TALES FROM THE HIMALAYAS

by Nikhil Modi

Pub Date: April 25th, 2011
ISBN: 978-1450299787
Publisher: iUniverse

Packed with illuminating history, this fictional travelogue carefully details a colorful family vacation across northern India.

Young Ooma is 9 years old when her extended family, spanning three generations, meets for a long bus tour of northern India. For a trip across their native land, their personal experiences on the monumental journey are only briefly accessed, without any real emotional portraiture.
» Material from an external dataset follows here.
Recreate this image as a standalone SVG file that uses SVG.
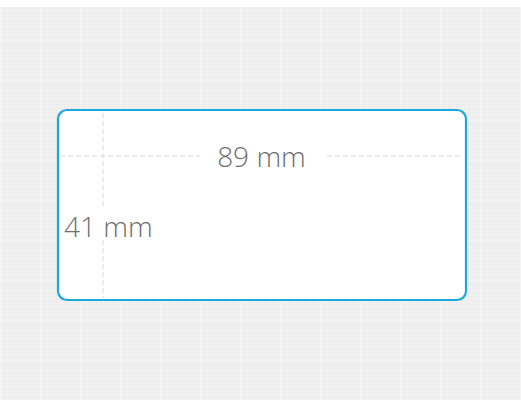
<svg xmlns="http://www.w3.org/2000/svg" width="521" height="400" viewBox="0 0 521 400">
<style>
.dim{stroke:#d9d9d9;stroke-width:1;stroke-dasharray:5 3;fill:none}
.lbl{font-family:"Open Sans","Liberation Sans",sans-serif;font-weight:300;font-size:28px;fill:#6e6e6e}
</style>
<defs>
<pattern id="g" width="4" height="4" patternUnits="userSpaceOnUse">
<rect width="4" height="4" fill="#f1f1f1"/>
<path d="M0 0.5H4M0.5 0V4" stroke="#ececec" stroke-width="1"/>
</pattern>
<pattern id="G" width="40" height="40" patternUnits="userSpaceOnUse">
<rect width="40" height="40" fill="url(#g)"/>
<path d="M0 0.5H40M0.5 0V40" stroke="#f5f5f5" stroke-width="1"/>
</pattern>
</defs>
<rect width="521" height="400" fill="#ffffff"/>
<rect y="7" width="521" height="393" fill="url(#G)"/>
<g id="label">
<rect x="58" y="110" width="408" height="190" rx="9" fill="#ffffff" stroke="#1ba9dd" stroke-width="2.2"/>
</g>
<g id="dimensions">
<path class="dim" d="M60 156H200M327 156H463"/>
<path class="dim" d="M103 113V208M103 240V298"/>
</g>
<g id="texts">
<text class="lbl" x="261.5" y="167" text-anchor="middle">89 mm</text>
<text class="lbl" x="64" y="237">41 mm</text>
</g>
</svg>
Each chapter is devoted to a plethora of attractions and historical monuments—the Taj Mahal, the Palace of Winds, Qutab Minar’s mosque, the holy river Ganga and the Himalayas—but descriptions are given at face value; aside from a few clichéd exclamations, there’s little elaboration or imagery of the breathtaking sights. Of the large family, the only one we consistently see is Ooma’s willful, shutter-happy father, who, with his stubborn attitude, creates the majority of the trip’s hijinks. However, young Ooma’s narration rarely achieves the charm or wit that a child’s perspective could bring to such a tale. Anecdotes add color to the family’s journey: A rickshaw driver gets them lost late at night in Delhi; Ooma’s father is chastised by spiritualists for photographing them in a religious procession; Grandfather serendipitously encounters a long-lost friend in Hardwar. Yet many unique experiences drift into lost opportunities spanning a few sentences, even though the reader will crave an entire scene. Ooma and her family are a likable bunch of travel companions, though, and they’re sincere in their desire to see India’s many wonders. The book’s greatest accomplishment is the wide-lens though superficial perspective it offers of the dynamic region.

Falls short as a moving novel, but it’s enough to satisfy a beginner curious about northern India.